Ahmed Agne, ou le tropisme nippon

Publié le 28 août 2006 Lecture : 2 minutes.

Ahmed Agne est le fondateur de Ki-oon, une maison d’édition spécialisée dans le manga. Âgé de 29 ans, aîné d’une famille de six enfants, il est le fils d’un mécanicien sénégalais et d’une Mauritanienne installés à Trappes, dans la banlieue parisienne. Alors que son père souhaite qu’il apprenne l’arabe, c’est le japonais qu’Ahmed parle couramment au terme d’une licence en langue nippone et d’un séjour professionnel de deux ans à Misasa, un petit village à 200 km d’Hiroshima.
Passionné dès l’enfance par les mangas (son préféré : City Hunter), il n’a qu’une obsession : partager sa passion avec le plus grand nombre, surtout les enfants. Rien d’étonnant à ce qu’il choisisse la bande dessinée comme moyen pédagogique pour améliorer la lecture des élèves du primaire de Trappes auxquels il a donné des cours de soutien pendant deux ans. Avec les enfants, il a le contact facile. Il confie que c’est avec eux que ça s’est le mieux passé au Japon. « À mon arrivée là-bas, les gens étaient surpris. Ils n’avaient jamais vu un Noir auparavant. Les enfants étaient drôles, ils me demandaient pourquoi t’es noir ?. Ils se comportaient comme dans les BD, s’approchant pour mieux m’observer avant de s’enfuir en courant ! »
À son retour du Japon, il n’a qu’un projet en tête : éditer lui-même des mangas. Il lui faudra pourtant patienter quelques années et vivre de la traduction de jeux vidéo avant que Ki-oon voie finalement le jour à l’automne 2003. Avec son associée, Cécile Pournin, ils adaptent des titres japonais et en assurent la promotion en France, en Suisse, en Belgique et au Canada. Ils publient leur premier album, Element Line, de Mamiya Takizaki, en mars 2004. Depuis, ils ont sorti plusieurs livres, distribués par Interforum, un des poids lourds du secteur en France.
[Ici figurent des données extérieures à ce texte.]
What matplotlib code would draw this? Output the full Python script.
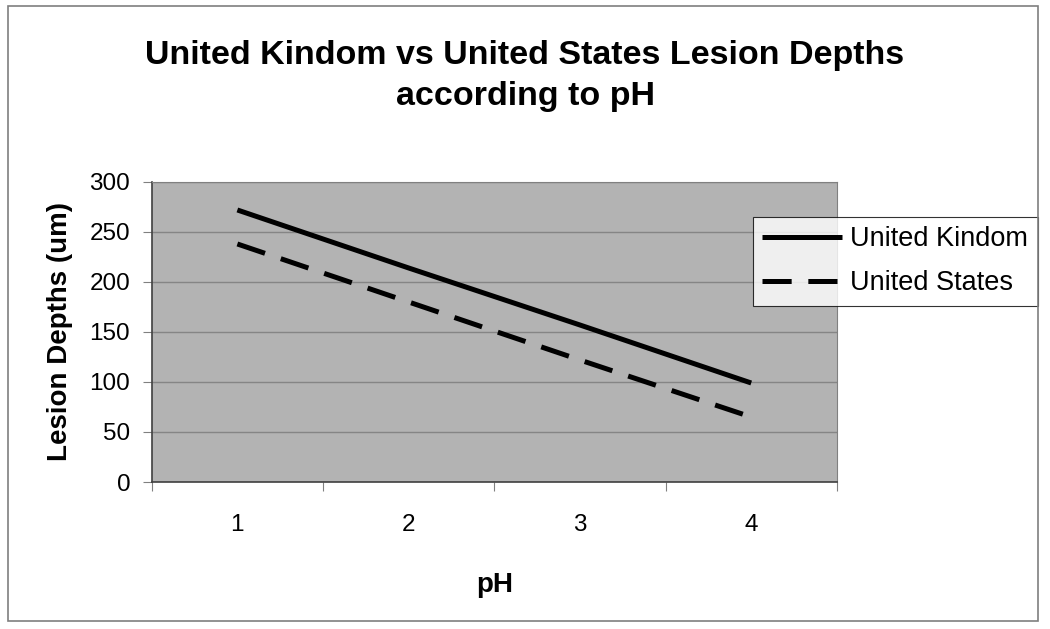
import matplotlib.pyplot as plt
from matplotlib.patches import Rectangle

plt.rcParams["font.family"] = ["Liberation Sans", "DejaVu Sans"]
plt.rcParams["lines.scale_dashes"] = False

# data
ph = [1, 2, 3, 4]
uk_depth = [272, 214, 157, 99]
us_depth = [238, 180, 122, 65]
y_ticks = [0, 50, 100, 150, 200, 250, 300]

fig = plt.figure(figsize=(10.5, 6.29), dpi=100)
ax = fig.add_axes([0.1445, 0.2337, 0.6525, 0.4770])

# outer chart frame
fig.patches.append(Rectangle((8 / 1050, 1 - 621 / 629), 1030 / 1050, 615 / 629,
                             transform=fig.transFigure, fill=False,
                             edgecolor="#7f7f7f", linewidth=1.2))

ax.set_facecolor("#b3b3b3")
ax.plot(ph, uk_depth, color="black", linewidth=3.6, solid_capstyle="butt",
        label="United Kindom")
ax.plot(ph, us_depth, color="black", linewidth=3.6, dashes=(21, 12),
        dash_capstyle="butt", label="United States")

ax.set_xlim(0.5, 4.5)
ax.set_ylim(0, 300)
ax.set_yticks(y_ticks)
ax.yaxis.grid(True, color="#858585", linewidth=1)
ax.set_axisbelow(True)

ax.set_xticks([x + 0.5 for x in [0] + ph])
ax.set_xticklabels([])
ax.set_xticks(ph, minor=True)
ax.set_xticklabels([str(p) for p in ph], minor=True, fontsize=17.5)
ax.tick_params(axis="x", which="minor", length=0, pad=23)
ax.tick_params(axis="x", which="major", length=6.5, color="#808080")
ax.tick_params(axis="y", length=6.5, color="#808080", labelsize=17.5, pad=9)

for s in ["top", "right"]:
    ax.spines[s].set_color("#808080")
for s in ["left", "bottom"]:
    ax.spines[s].set_color("#404040")
    ax.spines[s].set_linewidth(1.2)

ax.set_xlabel("pH", fontsize=20, fontweight="bold", labelpad=26)
ax.set_ylabel("Lesion Depths (um)", fontsize=20, fontweight="bold", labelpad=12)

fig.text(0.5, 1 - 76 / 629, "United Kindom vs United States Lesion Depths\naccording to pH",
         ha="center", va="center", fontsize=24.5, fontweight="bold", linespacing=1.45)

leg = ax.legend(loc="upper left", bbox_to_anchor=(753 / 1050, 1 - 217 / 629),
                bbox_transform=fig.transFigure, fontsize=19.5, frameon=True,
                fancybox=False, edgecolor="black", handlelength=2.95,
                handletextpad=0.3, borderpad=0.35, labelspacing=0.65,
                borderaxespad=0)
leg.get_frame().set_linewidth(0.8)

fig.savefig("out.png", dpi=100, facecolor="white")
Ki-oon signifie en japonais « avoir le cur rempli d’émotions ». Le choix de ce nom n’est pas anodin. Pour Ahmed Agne, il résume l’essentiel de ce qu’est le manga : « un média différent, exotique et amusant qui fait passer de l’émotion au lecteur ». Pour renouveler ses éditions, il se rend deux fois par an au pays du Soleil-Levant, en quête de nouveaux dessinateurs et de nouveaux contrats d’adaptation. C’est sans doute grâce à sa maîtrise de la langue qu’il réussit en quelques années seulement à s’imposer face à ses vingt-cinq concurrents, comme les célèbres éditions Soleil et Glénat. Il n’est d’ailleurs pas peu fier d’avoir, pour la première fois en janvier dernier, partagé avec eux le stand « Manga » du festival d’Angoulême. Ce qu’il a préféré, dit-il, c’est le contact avec le public, rencontrer les amateurs de cet art qui prend chaque jour une part plus grande dans l’univers de la bande dessinée.
Mais l’ambition de ce jeune issu de la banlieue ne s’arrête pas là. Il est récompensé en juillet 2006 en devenant l’un des lauréats du concours Talents des cités. Il s’est engagé dans cette aventure « pour que les jeunes n’hésitent pas à se lancer » et aient un exemple de réussite qui leur ressemble. Ahmed ne déplore qu’une chose : le manque de points de vente en Afrique pour diffuser son art, alors que « le public existe ». Une chose à laquelle il tentera de remédier, c’est certain.